Manta Ray, Phuttiphong Aroonpheng (2018)

Manta Ray, Phuttiphong Aroonpheng (2018)

 

The aerial roots of mangroves are adventitious roots; created both under normal conditions but largely in response to environmental stress, flooding being a primary cause. They are also created from non-root tissue. And so they form incredible aerial structures, adapting, forcibly, in order to breathe. Phuttiphong Aroonpheng's Manta Ray establishes its diegetic architecture within the tropical mangroves of a fishing town in northwest Thailand, a porous zone that shares its borders with Myanmar. A fisherman (Wanlop Rungkamjad) climbs over and under the massive roots of the trees, looking for gemstones in the mud, and finds a man, presumably a Rohingya refugee (Aphisit Hama), halfburied and half-dead in the silt, and nurses him back to health. Deeming him mute, the fisherman names him Thongchai. Thongchai, a scion uprooted and propagated into a new bio-political mode, is affixed onto the fisherman's life and adapts to his new environment by mimicking the fisherman's daily rituals.

They form an odd, stilted kinship, one that skims lightly atop the deeper entanglements of questions pertaining to identity, ontology, displacement, and becoming. The fisherman disappears at sea one day, and Thongchai is left to continue performing his motions, until the former's estranged wife Saijai (Rasmee Wayrana) returns.
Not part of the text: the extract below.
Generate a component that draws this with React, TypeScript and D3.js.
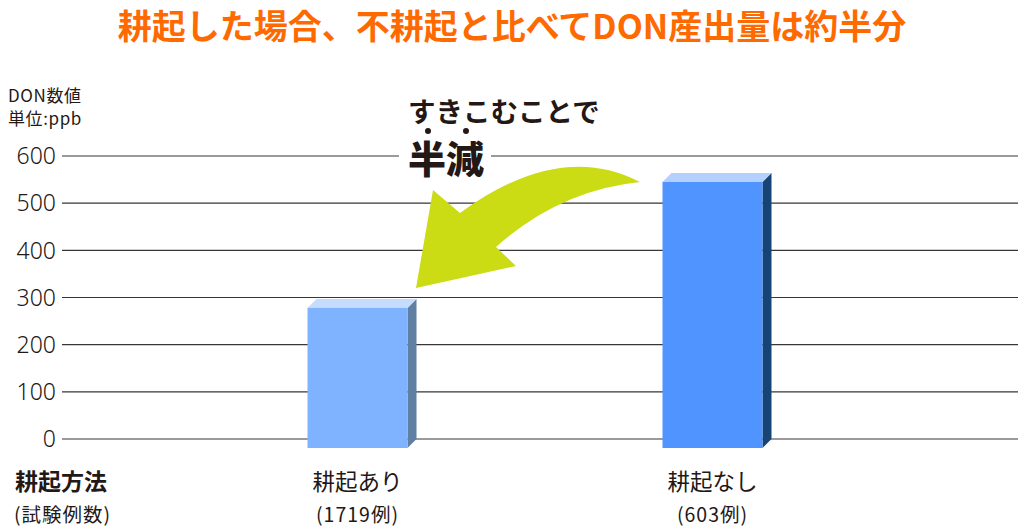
import { useRef, useEffect } from "react"
import * as d3 from "d3"

const categories = ["耕起あり", "耕起なし"]
const counts = ["(1719例)", "(603例)"]
const values = [297, 564]
const ticks = [0, 100, 200, 300, 400, 500, 600]

const W = 1024, H = 530
const JP = "'Noto Sans CJK JP', 'Noto Sans', sans-serif"
const DX = 9, DY = 9
const faces = [
  { front: "#80b3ff", top: "#c6dcff", side: "#5f7fa3" },
  { front: "#4f94ff", top: "#b3d0ff", side: "#164474" },
]

export default function App() {
  const ref = useRef<SVGSVGElement>(null)
  useEffect(() => {
    if (!ref.current) return
    const s = d3.select(ref.current)
    s.selectAll("*").remove()
    s.append("rect").attr("width", W).attr("height", H).attr("fill", "#fff")

    const y = d3.scaleLinear().domain([0, 600]).range([439, 156])
    const x = d3.scalePoint<string>().domain(categories).range([180, 890]).padding(0.5)
    const bw = 100

    // title
    s.append("text").attr("x", 512).attr("y", 38.5).attr("text-anchor", "middle")
      .attr("font-family", JP).attr("font-weight", 700).attr("font-size", 34)
      .attr("fill", "#ff6a00").text("耕起した場合、不耕起と比べてDON産出量は約半分")

    // unit
    s.append("text").attr("x", 8).attr("y", 102).attr("font-family", JP).attr("font-size", 17)
      .attr("letter-spacing", 0.6).attr("fill", "#231815").text("DON数値")
    s.append("text").attr("x", 8).attr("y", 125).attr("font-family", JP).attr("font-size", 17)
      .attr("letter-spacing", 0.6).attr("fill", "#231815").text("単位:ppb")

    // gridlines + ticks
    const g = s.append("g")
    ticks.forEach(t => {
      g.append("line").attr("x1", 62).attr("x2", 1018).attr("y1", y(t)).attr("y2", y(t))
        .attr("stroke", "#3a3536").attr("stroke-width", 1.2)
      g.append("text").attr("x", 56).attr("y", y(t)).attr("dy", "0.36em").attr("text-anchor", "end")
        .attr("font-family", "'Noto Sans', sans-serif").attr("font-weight", 300).attr("font-size", 23)
        .attr("fill", "#231815").text(t)
    })

    // bars (3D)
    values.forEach((v, i) => {
      const x0 = x(categories[i])! - bw / 2
      const yt = y(v) + DY, yb = y(0) + DY
      const c = faces[i]
      s.append("path").attr("fill", c.side)
        .attr("d", `M${x0 + bw},${yt}L${x0 + bw + DX},${yt - DY}L${x0 + bw + DX},${yb - DY}L${x0 + bw},${yb}Z`)
      s.append("path").attr("fill", c.top)
        .attr("d", `M${x0},${yt}L${x0 + DX},${yt - DY}L${x0 + bw + DX},${yt - DY}L${x0 + bw},${yt}Z`)
      s.append("rect").attr("x", x0).attr("y", yt).attr("width", bw).attr("height", yb - yt).attr("fill", c.front)
    })

    // category labels
    categories.forEach((c, i) => {
      s.append("text").attr("x", x(c)!).attr("y", 490).attr("text-anchor", "middle")
        .attr("font-family", JP).attr("font-size", 22.5).attr("fill", "#231815").text(c)
      s.append("text").attr("x", x(c)!).attr("y", 522).attr("text-anchor", "middle")
        .attr("font-family", JP).attr("font-size", 19.5).attr("letter-spacing", 1).attr("fill", "#231815").text(counts[i])
    })
    s.append("text").attr("x", 15).attr("y", 490).attr("font-family", JP).attr("font-weight", 700)
      .attr("font-size", 23).attr("fill", "#231815").text("耕起方法")
    s.append("text").attr("x", 14).attr("y", 522).attr("font-family", JP)
      .attr("font-size", 19.5).attr("letter-spacing", 1).attr("fill", "#231815").text("(試験例数)")

    // annotation
    s.append("rect").attr("x", 399).attr("y", 140).attr("width", 92).attr("height", 36).attr("fill", "#fff")
    s.append("text").attr("x", 408).attr("y", 122).attr("font-family", JP).attr("font-weight", 700)
      .attr("font-size", 27.5).attr("fill", "#231815").text("すきこむことで")
    s.append("text").attr("x", 408).attr("y", 173).attr("font-family", JP).attr("font-weight", 900)
      .attr("font-size", 38).attr("fill", "#231815").text("半減")
    ;[428, 466].forEach(cx => s.append("circle").attr("cx", cx).attr("cy", 131).attr("r", 3).attr("fill", "#231815"))
    s.append("path").attr("fill", "#cbdc14")
      .attr("d", "M640,182Q560,140 460,213L433,190L416,288L516,266L496,247Q560,190 640,182Z")
  }, [])
  return <svg ref={ref} width={W} height={H} style={{ position: "absolute", left: 0, top: 0, display: "block" }} />
}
She dyes his hair to the lost fisherman's startling platinum blonde, and buys him new shirts to replace the hand-me-downs he's been wearing. They play house for a bit, until the fisherman returns, and Thongchai wanders back to the mangroves, meandering among the mass grave of washed up Rohingya bodies. The genocidal state-machine that forced him to morph into a different state and perform this perverse symbiosis, in hopes of being able to breathe, finds him from across the border of Myanmar to Thailand. Thongchai must eventually return to the sea. There is no shelter for him here, unlike the manta rays who come to this coast to protect themselves from the squalls.

 
Manta Ray, Phuttiphong Aroonpheng (2018)

Manta Ray, Phuttiphong Aroonpheng (2018)

 

In Manta Ray, the very ground pulsates with precarity of the geo-body; it is barely solid, it is haemorrhaging. In the mangrove forest, the mineral body and the murdered body are buried, invisible; the plant roots are alive, breathing, visible. There is no coherence and hierarchy anymore. It is not a joyous or a "convivial assemblage," as Jasbir Puar might term it, of the human and non-human, but a necropolitical one. The bodies of the Rohingya feed the mangroves, crystallize into gemstones, and the glowing red rocks come alive at night, emerging forth from the soil. The stones are then thrown into the sea to attract the manta rays. Haunted figures clothed in cheap string lights complete the mise en scène of this stage—the murkiest of niches among the apathetic theatres of these nation-states. The film's veins vibrate with a spectral score from Snowdrops (French duo Christine Ott and Mathieu Gabry). Non-verbal non-human sounds sustain this ecology. The swampland signifies an enmeshment that can be understood only from within, and everything that belongs in the realm of the indeterminate—the stateless, the nameless—must return to the mangroves' amorphous ecology.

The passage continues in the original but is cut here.